Image source: Nature.comEditor's note: This week, Shirley and Jimmy take on the subject of radical environmentalism. Are acts of vandalism, break-ins and civil disobedience always wrong, or do they sometimes serve a greater purpose?
Shirley: Fake blood tossed onto socialites wearing fur coats. Late-night liberation of laboratory animals. Wholesale destruction of Hummers and gas-guzzlers in California parking lots. The lists of exploits by some radical animal-rights and extreme environmental groups reads more like rap sheets than a honorable curriculum vitae. For reasonable stewards of the Earth, breaking and entry, theft, destruction of physical property and other mayhem serve no purpose.
Or do they? I don't condone violence or criminal acts as a means of conveying a message, however well-intended the message might be. But I have to admit that, sometimes — just sometimes — a crazy or even slightly illegal (as if there is such a thing in the eyes of the law) act by a group like, say, People for the Ethical Treatment of Animals (PETA) brings to light a practice that's been kept in the dark largely because it's unpleasant, harmful or cruel.
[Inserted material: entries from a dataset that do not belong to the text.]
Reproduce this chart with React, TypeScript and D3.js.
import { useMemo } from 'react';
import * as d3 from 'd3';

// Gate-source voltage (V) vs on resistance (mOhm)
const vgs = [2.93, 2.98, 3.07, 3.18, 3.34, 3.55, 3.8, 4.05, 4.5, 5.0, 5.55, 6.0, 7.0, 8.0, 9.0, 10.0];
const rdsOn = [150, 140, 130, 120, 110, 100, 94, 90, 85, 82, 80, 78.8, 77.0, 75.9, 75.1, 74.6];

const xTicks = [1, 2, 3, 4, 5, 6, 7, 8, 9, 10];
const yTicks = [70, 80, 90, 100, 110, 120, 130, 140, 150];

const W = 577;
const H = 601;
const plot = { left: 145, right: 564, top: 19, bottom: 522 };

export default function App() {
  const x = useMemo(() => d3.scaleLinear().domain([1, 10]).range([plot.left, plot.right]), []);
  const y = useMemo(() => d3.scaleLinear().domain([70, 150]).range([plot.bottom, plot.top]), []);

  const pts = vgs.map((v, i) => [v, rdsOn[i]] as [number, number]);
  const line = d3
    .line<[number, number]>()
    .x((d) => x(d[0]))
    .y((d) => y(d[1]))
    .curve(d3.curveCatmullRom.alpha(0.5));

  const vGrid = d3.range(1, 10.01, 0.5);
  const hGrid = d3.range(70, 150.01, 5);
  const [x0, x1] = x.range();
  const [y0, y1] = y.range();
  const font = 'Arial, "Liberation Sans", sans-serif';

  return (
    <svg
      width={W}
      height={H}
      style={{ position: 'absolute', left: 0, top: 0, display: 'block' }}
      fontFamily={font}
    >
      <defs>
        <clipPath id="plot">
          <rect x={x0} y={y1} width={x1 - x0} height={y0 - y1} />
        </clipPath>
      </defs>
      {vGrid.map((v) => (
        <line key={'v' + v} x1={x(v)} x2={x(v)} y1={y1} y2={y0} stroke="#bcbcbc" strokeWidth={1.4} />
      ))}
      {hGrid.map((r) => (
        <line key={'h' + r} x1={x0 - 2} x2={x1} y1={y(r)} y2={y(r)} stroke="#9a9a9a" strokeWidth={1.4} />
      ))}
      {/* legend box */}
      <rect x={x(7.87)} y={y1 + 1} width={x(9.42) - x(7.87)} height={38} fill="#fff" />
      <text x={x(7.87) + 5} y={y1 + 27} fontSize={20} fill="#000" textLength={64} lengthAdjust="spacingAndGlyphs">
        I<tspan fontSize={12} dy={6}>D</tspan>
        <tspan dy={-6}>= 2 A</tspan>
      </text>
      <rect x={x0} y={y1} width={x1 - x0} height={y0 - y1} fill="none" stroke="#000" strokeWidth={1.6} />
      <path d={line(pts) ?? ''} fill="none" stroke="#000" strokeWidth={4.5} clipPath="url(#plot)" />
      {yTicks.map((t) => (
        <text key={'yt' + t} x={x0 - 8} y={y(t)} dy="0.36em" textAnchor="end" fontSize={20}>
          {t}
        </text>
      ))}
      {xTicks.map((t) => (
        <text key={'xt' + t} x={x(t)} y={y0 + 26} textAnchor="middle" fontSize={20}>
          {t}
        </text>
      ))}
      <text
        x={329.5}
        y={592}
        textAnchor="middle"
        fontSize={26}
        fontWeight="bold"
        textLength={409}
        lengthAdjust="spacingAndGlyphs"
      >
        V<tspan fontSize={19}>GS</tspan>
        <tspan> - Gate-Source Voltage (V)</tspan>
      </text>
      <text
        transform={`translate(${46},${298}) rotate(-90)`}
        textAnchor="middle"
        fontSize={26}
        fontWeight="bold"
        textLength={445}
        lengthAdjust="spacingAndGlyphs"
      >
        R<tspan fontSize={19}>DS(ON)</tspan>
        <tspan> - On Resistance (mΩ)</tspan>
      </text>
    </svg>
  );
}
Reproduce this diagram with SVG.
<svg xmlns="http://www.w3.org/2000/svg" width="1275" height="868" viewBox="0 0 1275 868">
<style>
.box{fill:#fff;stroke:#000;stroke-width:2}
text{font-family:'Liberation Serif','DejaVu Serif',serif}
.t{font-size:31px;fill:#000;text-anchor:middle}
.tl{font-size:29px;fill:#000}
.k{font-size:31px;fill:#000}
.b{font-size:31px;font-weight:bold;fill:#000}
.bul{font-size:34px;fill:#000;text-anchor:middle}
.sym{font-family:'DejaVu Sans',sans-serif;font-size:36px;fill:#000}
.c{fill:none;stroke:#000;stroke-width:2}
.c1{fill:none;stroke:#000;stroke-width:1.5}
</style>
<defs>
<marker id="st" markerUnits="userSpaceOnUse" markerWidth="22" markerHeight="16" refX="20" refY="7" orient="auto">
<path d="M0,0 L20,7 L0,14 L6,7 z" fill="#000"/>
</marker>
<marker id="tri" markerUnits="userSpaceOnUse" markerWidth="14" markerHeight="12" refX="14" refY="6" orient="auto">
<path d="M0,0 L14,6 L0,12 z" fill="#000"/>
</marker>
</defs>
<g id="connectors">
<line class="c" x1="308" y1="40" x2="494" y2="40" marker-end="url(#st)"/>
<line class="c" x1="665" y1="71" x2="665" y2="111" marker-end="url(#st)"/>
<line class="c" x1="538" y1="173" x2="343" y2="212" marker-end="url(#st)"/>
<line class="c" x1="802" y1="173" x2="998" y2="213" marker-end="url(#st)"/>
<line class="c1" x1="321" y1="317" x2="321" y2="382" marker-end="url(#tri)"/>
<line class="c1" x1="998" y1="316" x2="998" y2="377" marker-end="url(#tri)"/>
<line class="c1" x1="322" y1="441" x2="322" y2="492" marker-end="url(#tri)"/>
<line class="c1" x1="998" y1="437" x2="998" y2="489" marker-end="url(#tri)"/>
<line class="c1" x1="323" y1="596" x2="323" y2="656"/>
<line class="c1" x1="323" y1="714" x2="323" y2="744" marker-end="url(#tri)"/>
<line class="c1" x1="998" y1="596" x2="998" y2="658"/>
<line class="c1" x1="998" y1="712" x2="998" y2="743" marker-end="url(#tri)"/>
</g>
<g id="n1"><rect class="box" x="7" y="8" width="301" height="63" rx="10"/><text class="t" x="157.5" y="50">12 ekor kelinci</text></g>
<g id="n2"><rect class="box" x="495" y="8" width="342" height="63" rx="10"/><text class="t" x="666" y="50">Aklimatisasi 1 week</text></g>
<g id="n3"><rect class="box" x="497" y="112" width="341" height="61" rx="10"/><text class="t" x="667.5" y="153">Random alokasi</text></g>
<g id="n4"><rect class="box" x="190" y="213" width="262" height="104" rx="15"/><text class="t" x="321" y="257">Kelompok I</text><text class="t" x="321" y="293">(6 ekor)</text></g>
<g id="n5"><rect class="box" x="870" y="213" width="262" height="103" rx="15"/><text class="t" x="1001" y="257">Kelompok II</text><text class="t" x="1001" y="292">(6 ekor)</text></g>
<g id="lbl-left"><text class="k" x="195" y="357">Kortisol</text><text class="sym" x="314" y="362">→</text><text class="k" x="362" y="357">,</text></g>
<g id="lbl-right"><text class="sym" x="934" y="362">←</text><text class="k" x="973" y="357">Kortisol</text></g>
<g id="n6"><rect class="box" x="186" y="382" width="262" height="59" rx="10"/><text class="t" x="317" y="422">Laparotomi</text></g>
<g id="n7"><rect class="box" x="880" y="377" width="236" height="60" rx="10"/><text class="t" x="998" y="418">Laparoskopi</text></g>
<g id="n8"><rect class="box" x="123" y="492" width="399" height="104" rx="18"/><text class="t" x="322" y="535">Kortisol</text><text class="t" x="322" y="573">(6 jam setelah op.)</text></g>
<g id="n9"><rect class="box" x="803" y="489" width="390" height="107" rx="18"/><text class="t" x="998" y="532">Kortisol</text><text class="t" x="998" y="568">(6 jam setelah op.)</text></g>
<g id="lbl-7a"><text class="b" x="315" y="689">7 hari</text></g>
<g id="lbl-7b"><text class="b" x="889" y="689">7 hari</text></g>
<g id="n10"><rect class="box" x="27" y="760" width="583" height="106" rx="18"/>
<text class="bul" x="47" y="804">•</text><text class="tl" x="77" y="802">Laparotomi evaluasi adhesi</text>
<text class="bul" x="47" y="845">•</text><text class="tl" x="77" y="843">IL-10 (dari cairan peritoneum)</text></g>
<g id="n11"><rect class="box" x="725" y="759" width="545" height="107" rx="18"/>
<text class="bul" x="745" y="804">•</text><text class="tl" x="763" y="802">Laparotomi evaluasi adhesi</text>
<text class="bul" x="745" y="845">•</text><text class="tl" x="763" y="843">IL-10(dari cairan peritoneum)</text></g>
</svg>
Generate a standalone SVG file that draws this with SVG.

The act of sneaking hidden cameras into poultry processing plants, for example, opened a lot of people's eyes to just how unnecessarily inhumane the methods of turning chickens into wings and nuggets actually are. So is there an argument to be made that maybe, just maybe, the occasional whack attack by radical vegans or Luddites is a justifiable act of civil disobedience? I'd have to say, cautiously, yes.